The Pentagon Papers, Woodward and Bernstein, and the rest are remembered because they are historical aberrations! Not because they represent some earlier standard -- because if it ever existed, it was fleeting -- but it never really existed.

The first paragraph is the kind of elitist BS I think is killing newspapers in particular and, combined with the very real pursuit of the almighty dollar, journalism in general. Americans are not stupid, or afraid to think. There are, of course, people who are afraid of thought; there are people who are afraid of having their comfortable ideological bubbles pricked by the pins of actual facts. There are people who have never engaged with politics, and find the whole mess rather unseemly and distant from their lives. There are people who are so focused on their families and careers that they care very little for the world outside their own sphere of (very narrow, almost myopic) interest. This does not mean the American public, as a general rule, are either stupid or apathetic. The majority of Americans are well-educated, thoughtful, publicly engaged on one level or another, and have views that range from mildly firm to ideologically bedrock on any number of issues. Whenever journalists become "surprised" by one story or another (my favorite from the past ten years was the "surprise" of journalists at the wild success and popularity of the Mars rover stories from ten years ago or so; imagine the public being enchanted with the exploration of another planet!) I have to laugh because the "surprise" is based on the notion that the American people are stupid, and when they, en masse, demonstrate they are not stupid, there just seems to be no explanation for it.

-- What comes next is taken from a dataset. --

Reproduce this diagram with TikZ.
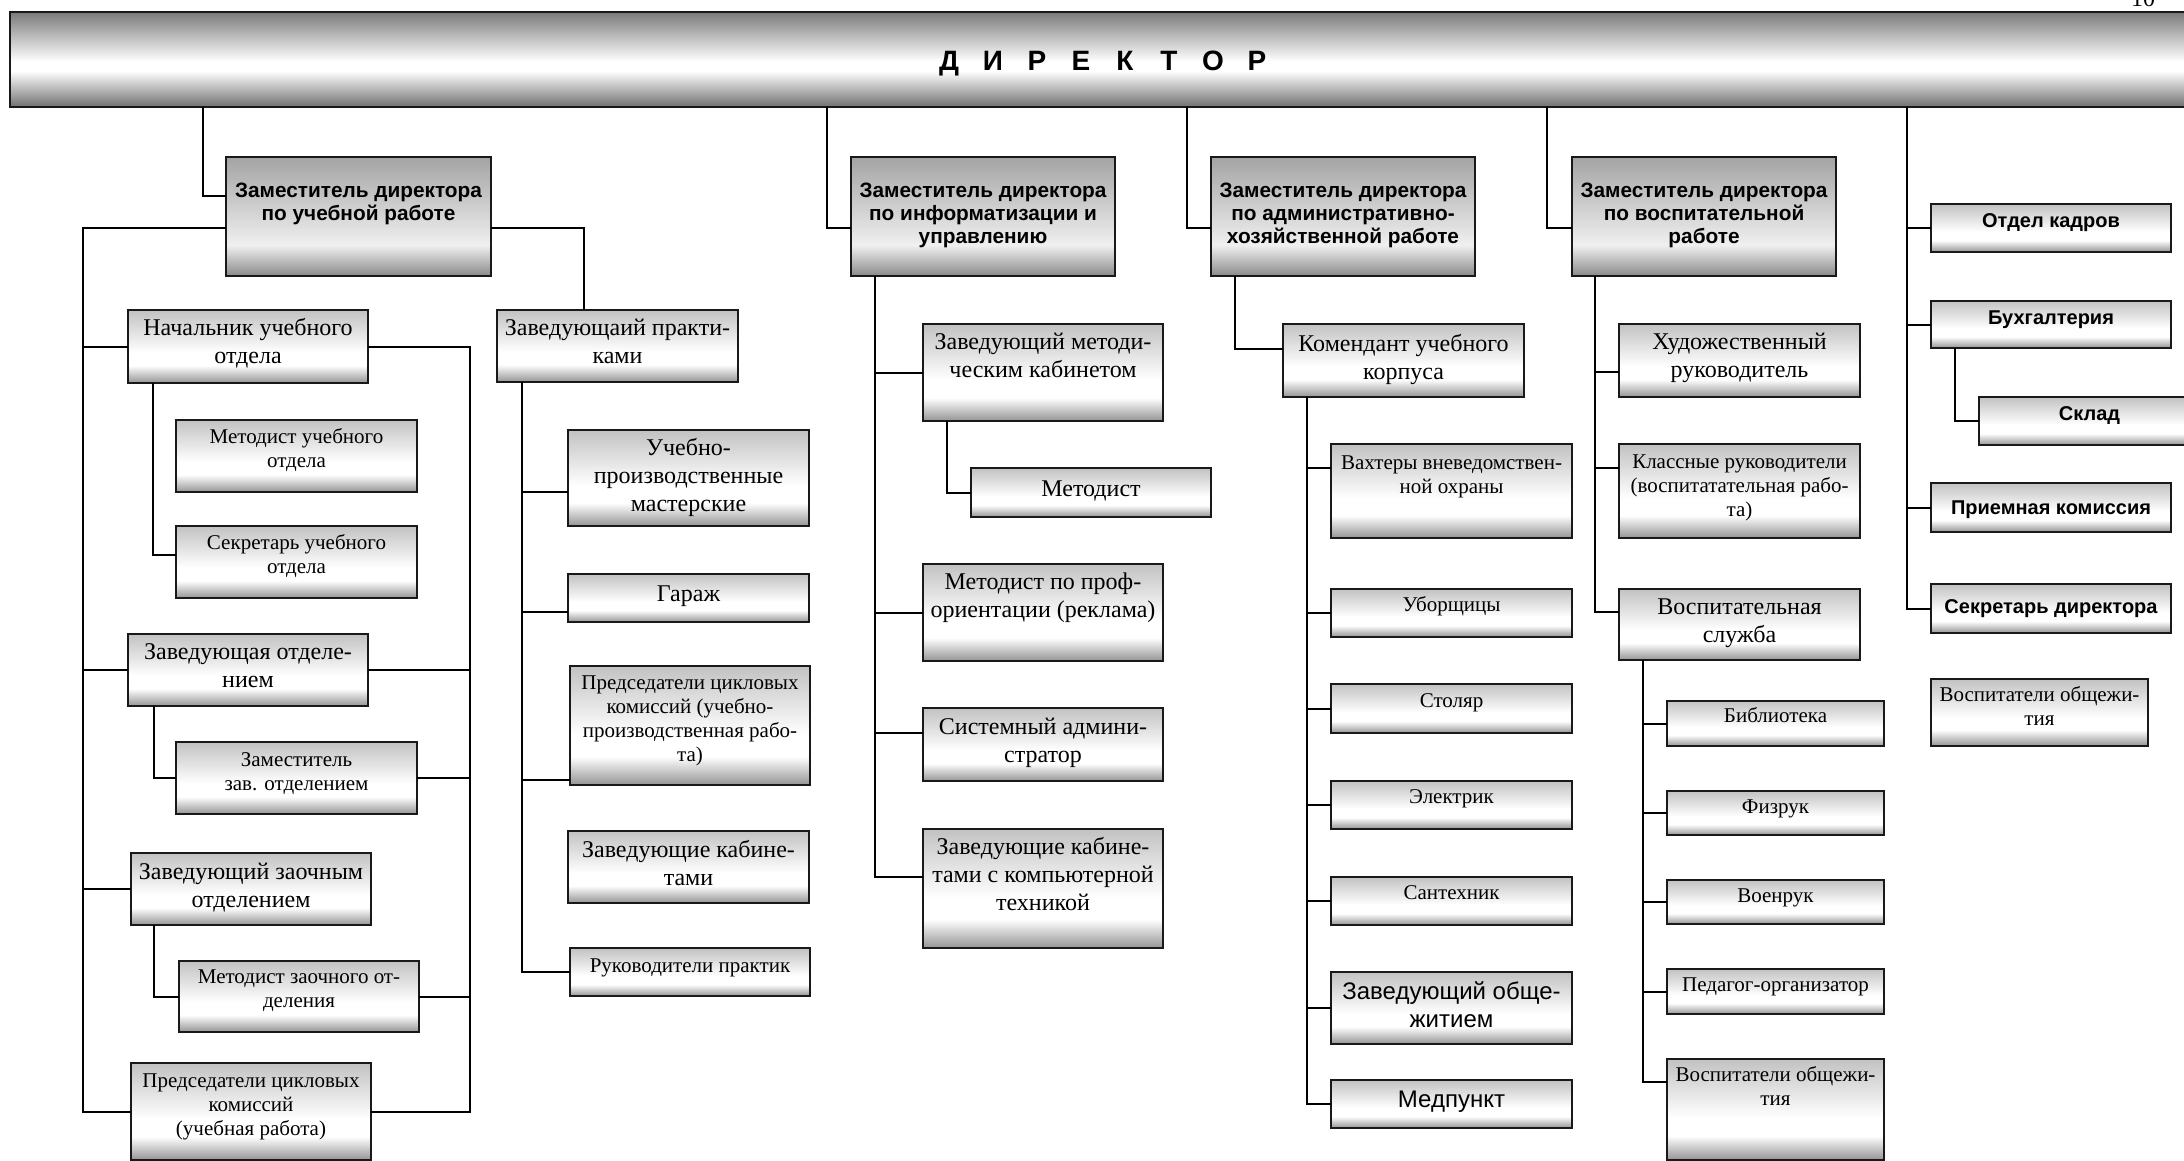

Specifically related to the issue in the second linked post above, ER claims certain things are "debatable". Well, that may be true. In fact, however, the position taken by opponents of the Hononegah HS GSA is factually inaccurate in the terms in which it is presented by those opponent. It isn't "false", or "FALSE" (as opposed to "TRUE"). It is just - wrong. Period. Being gay or lesbian is simply not inherently more unhealthy than being straight. The expressed "concern" is a cover for bigotry, plain and simple. As everyone knows this to be the case, it might be nice if the journalist in question did the following:
- accurately quote the person who represented the opposition;
- proceed to make clear to readers that the concerns expressed by opponents of the GSA were factually inaccurate without placing any moral or ethical judgment upon the person who put forth these views
- proceed to quote the views of the student who supports GSA, as well as parents who support the GSA; as the GSA passed the School Board it might be thought "fair" to make sure people understood this isn't "parents versus students" in some kind of even fight, but the result of considered debate and back-and-forth between any number of individuals and groups
These steps would inform the public that opponents of the GSA are actually misinformed in their claims for opposing such a group, giving supporters more information for future encounters with them. As opponents and complainers about any number of issues tend to be the ones who shout and carry on the most and the loudest, it might give the quiet supporters information to address alleged "concerns" as they come up.

Every time I hear a journalist tell a non-journalist that we do not understand what it is they really do, I have to smile, because we know quite well what it is they do. They take information concerning events and occurrences and organize and present to the public a semi-coherent representation of these events (school board meetings, a Presidential speech) and occurrences (a traffic accident, a homicide) for the public. Somewhere along the way, the notion that in so doing, journalists have a responsibility to the public to present accurate (as opposed to truthful) information got lost. This is another reason why I do not like the idea of Truth; it is a distraction, a nonsequitur used to distract people from the central point of the debate about the ever-sinking quality of American journalism (a note to ER - give a listen to the BBC, or read the Jerusalem Post, or the English language edition of Le Monde or Le Figaro for an example of what I am talking about).